Imogen Stidworthy

Nominated By: Paul Sullivan, Director, Static
Region: North West

Imogen StidworthyI first became interested in Imogen Stidworthy’s work in 2003 and immediately commissioned a review for the Static Pamphlet of ‘The Whisper Heard’ exhibition, Matts Gallery, London1. Since then I have enjoyed being engaged in a critical dialogue with Imogen about her practice.

For me, one key element of Stidworthy’s work, is that it questions the notion of translation – to move a thing from one space to another space without changing it – not necessarily in the process of the production of art, but rather by concentrating on the breakdowns and inevitable slippages in this utopian ideal, mainly through an ongoing investigation into the vagaries of language itself. Therefore, Stidworthy’s work – primarily installation, text, video and film – examines the different dimensions of language: its communicative potential, its paths through the body, its acoustic, gesticulatory, spatial and mental characteristics.

Stidworthy’s work also continues to interrogate the subject of architecture, through both subject matter and physical installation, in particular her multi-part installation for Documenta 12, Kasel, which like many other works, has a reference to Dennis Hollier’s Against Architecture: The writings of Goerges Bataille’s.

Holliers’s theoretical take on Hegel’s aesthetics – in particular the power of architecture in Hegelarian philosophy – and Batailles spatial analysis of the Pyramid and the Labyrinth, or the object and space inside and around the object, is echoed in Stidworthy’s use of object – sound wall, screen, plinth, platform – and the subsequent labyrinth spaces created by the physical objects, that compel the visitor to see and hear the film, video and sound elements of the installation in a particular way.
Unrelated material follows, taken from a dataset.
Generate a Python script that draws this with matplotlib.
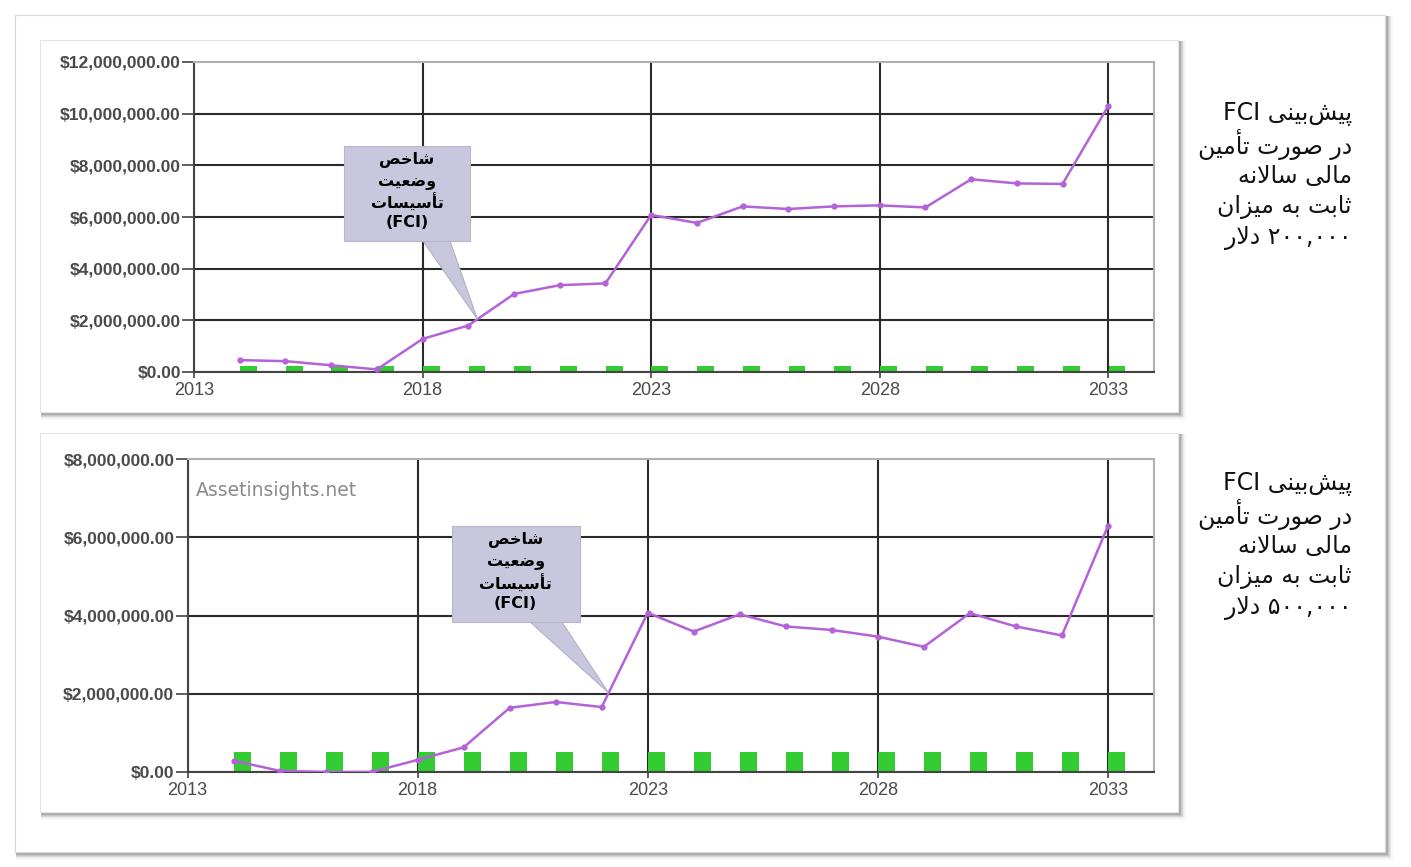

For Hollier, the “labyrinth was the elusive, almost invisible model of spatiality through which Bataille induced the undoing of structures linguistic as well as architectural”2. I would also suggest that Stidworthy’s work is also undoing or un-packaging her own reading of equivalent linguistic and architectural structures by firstly recording the testimonies of her subjects language or glitch/learn language through sound, film and video, then post-editing the original material, a translation in itself, and lastly colliding it into what Sarat Maharaj has described as an “oral-aural-acoustic contraption”3.

Not to be misled by the word contraption, which may invoke a slight Victoriana, Stidworthy’s installations are of well cut technological cloth, tailor made for a contemporary audience attuned to the protocols or shear seductiveness of the modern HD spectacle. In this sense, I would conclude by saying that if we could assess Stidworthy’s work on the possibility of translation, it is fair to say that to move a set of complex ideas from a conceptual state of thinking to a series of precisely synched large scale physical, installations and emotionally charged visual and acoustic architectural spaces is an amazing achievement.

Notes:
1. Matts Gallery: www.mattsgallery.org
2. Introduction, Against Architecture: The writings of Goerges Bataille’s by Dennis Hollier, ISBN-10: 0-262-08186-5.
3. Sarat Maharaj in reference to The Whisper Heard. Publication: Migrating Images, pg 161 ISBN 3-9808851-8-6.

Imogen Stidworthy was born in 1963. She gained a BA (Hons) in Fine Art from West Surry College of Art and Design and went on to postgraduate studies in fine art at the Jan van Eyck Academy in Maastrick (1992-94). Selected solo exhibitions include ‘Die Lucky Bush’ at the Museum of Contemporary Art Antwerp (2008); ‘Get Here’ at Galerie Hohenhole, Vienna (2005) and ‘The Whisper Heard’ at Matt’s Gallery, London (2003). Group exhibitions include Documenta 12, Kassel (2007); Visual Soundings’ at the Netherlands Institute for Media Art, Amsterdam (2007); ‘Re [Video Positive]’ at FACT, Liverpool (2007). Stidworthy is based in Liverpool.